Not too long ago, electric vehicle (EV) stocks were seen as virtually infallible investments. Despite numerous hurdles and obstacles facing the industry, EVs were hailed as the future of transportation. However, in recent months, skepticism has been mounting. The allure of the once-revolutionary technology is fading, and negative reports from leading manufacturers have deterred both consumers and investors in the stock market.
These days, it doesn’t take much to cast a shadow over the outlook for EV stocks. On Wednesday, moderately disappointing quarterly results from China’s only two profitable EV companies sparked dissatisfaction throughout the sector. Consequently, American EV stocks experienced setbacks, with Rivian declining by 4.49%, Nikola dropping by 9.83%, and QuantumScape, a next-generation battery developer, closing 5.51% lower.
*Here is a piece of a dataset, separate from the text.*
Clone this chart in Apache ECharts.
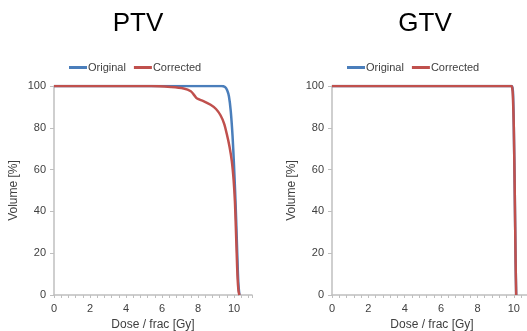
<!DOCTYPE html>
<html>
<head>
<meta charset="utf-8">
<script src="https://cdn.jsdelivr.net/npm/echarts@6/dist/echarts.min.js"></script>
<style>
    html, body { margin: 0; padding: 0; background: #fff; }
    #chart { width: 527px; height: 331px; }
</style>
</head>
<body>
<div id="chart"></div>
<script>
// dose [Gy] / volume [%] pairs
let ptv_orig_dose = [0, 9.3, 9.5, 9.62, 9.72, 9.82, 9.92, 10.0, 10.06, 10.12, 10.18, 10.24, 10.3];
let ptv_orig_vol = [100, 100, 99.5, 98, 95, 88, 76, 62, 50, 36, 20, 6, 0];

let ptv_corr_dose = [0, 5.4, 6.5, 7.2, 7.6, 7.8, 7.95, 8.3, 8.7, 9.0, 9.25, 9.45, 9.6, 9.75, 9.88, 9.98, 10.05, 10.1, 10.15, 10.2, 10.25, 10.3];
let ptv_corr_vol = [100, 100, 99.5, 98.8, 97.5, 95.5, 94, 92.8, 91, 89, 86, 82, 77, 71, 64, 55, 45, 33, 20, 8, 2, 0];

let gtv_orig_dose = [0, 9.88, 9.93, 9.96, 10.0, 10.05, 10.1, 10.13];
let gtv_orig_vol = [100, 100, 99, 96, 80, 50, 15, 0];

let gtv_corr_dose = [0, 9.86, 9.92, 9.95, 10.0, 10.05, 10.1, 10.13];
let gtv_corr_vol = [100, 100, 98.5, 95, 80, 50, 15, 0];

let x_ticks = [0, 2, 4, 6, 8, 10];
let y_ticks = [0, 20, 40, 60, 80, 100];

let blue = '#4a7ebb';
let red = '#c0504d';

function pairs(xs, ys) {
    return xs.map((x, i) => [x, ys[i]]);
}

let chart = echarts.init(document.getElementById('chart'));

let axis_text = { color: '#404040', fontSize: 11, fontFamily: 'Liberation Sans' };
let name_text = { color: '#404040', fontSize: 12, fontFamily: 'Liberation Sans' };
let axis_line = { show: true, lineStyle: { color: '#bfbfbf', width: 1.5 } };

function make_x(idx) {
    return {
        gridIndex: idx,
        type: 'value',
        min: 0,
        max: 11,
        interval: 2,
        name: 'Dose / frac [Gy]',
        nameLocation: 'middle',
        nameGap: 24,
        nameTextStyle: name_text,
        axisLine: axis_line,
        axisTick: { show: true, length: 3, lineStyle: { color: '#bfbfbf' } },
        minorTick: { show: true, splitNumber: 5, length: 3, lineStyle: { color: '#bfbfbf' } },
        axisLabel: Object.assign({ margin: 8, showMaxLabel: false }, axis_text),
        splitLine: { show: false }
    };
}

function make_y(idx) {
    return {
        gridIndex: idx,
        type: 'value',
        min: 0,
        max: 100,
        interval: 20,
        name: 'Volume [%]',
        nameLocation: 'middle',
        nameGap: 34,
        nameTextStyle: name_text,
        axisLine: axis_line,
        axisTick: { show: true, length: 4, lineStyle: { color: '#bfbfbf' } },
        axisLabel: Object.assign({ margin: 8 }, axis_text),
        splitLine: { show: false }
    };
}

function line(name, color, data, idx) {
    return {
        name: name,
        type: 'line',
        xAxisIndex: idx,
        yAxisIndex: idx,
        showSymbol: false,
        smooth: 0.3,
        lineStyle: { color: color, width: 2.5 },
        itemStyle: { color: color },
        data: data
    };
}

let legend_base = {
    data: ['Original', 'Corrected'],
    top: 57,
    itemWidth: 18,
    itemHeight: 3,
    itemGap: 8,
    icon: 'rect',
    textStyle: { color: '#404040', fontSize: 11, fontFamily: 'Liberation Sans', padding: [0, 0, 0, -4] }
};

let option = {
    animation: false,
    backgroundColor: '#fff',
    title: [
        { text: 'PTV', left: 133, top: 6, textAlign: 'center',
          textStyle: { fontSize: 26, fontWeight: 'normal', color: '#000', fontFamily: 'Liberation Sans' } },
        { text: 'GTV', left: 420, top: 6, textAlign: 'center',
          textStyle: { fontSize: 26, fontWeight: 'normal', color: '#000', fontFamily: 'Liberation Sans' } }
    ],
    legend: [
        Object.assign({ left: 64 }, legend_base),
        Object.assign({ left: 342 }, legend_base)
    ],
    grid: [
        { left: 54, right: 275, top: 86, bottom: 36, outerBoundsMode: 'none' },
        { left: 332, right: -5, top: 86, bottom: 36, outerBoundsMode: 'none' }
    ],
    xAxis: [make_x(0), make_x(1)],
    yAxis: [make_y(0), make_y(1)],
    series: [
        line('Original', blue, pairs(ptv_orig_dose, ptv_orig_vol), 0),
        line('Corrected', red, pairs(ptv_corr_dose, ptv_corr_vol), 0),
        line('Original', blue, pairs(gtv_orig_dose, gtv_orig_vol), 1),
        line('Corrected', red, pairs(gtv_corr_dose, gtv_corr_vol), 1)
    ]
};

chart.setOption(option);
</script>
</body>
</html>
Unfavorable news from the Pacific
Leading EV news on Wednesday were the recent financial reports from Li Auto and BYD, which failed to impress. Li Auto, known for its extended-range EVs (EREVs), which are essentially hybrids, surpassed profit expectations for the second quarter and matched revenue estimates. However, concerns arose over shrinking margins due to price reductions.
Sound familiar? Price cuts to flagship models have been a trend in the U.S. market, particularly with Tesla’s frequent reductions. Typically, a healthy industry with limited competition wouldn’t need to slash product prices. Yet, the global EV market is currently saturated with competitors, while consumer interest appears to be waning.
BYD, Li Auto’s Chinese counterpart, nearly doubled its revenue year-over-year in the second quarter. However, when examining the first half of the year, its seemingly strong net income of 13.6 billion yuan ($1.9 billion) fell short of the 17.9 billion yuan ($2.5 billion) average analyst expectation, leading to a negative response from investors.
Overblown expectations
Though both Li Auto and BYD remain profitable and continue to experience growth, they are no longer the rapid economic leaders they once were. The significant gap between analyst expectations and actual company performance highlights the need for professionals and investors to reassess their outlook for the EV sector as a whole.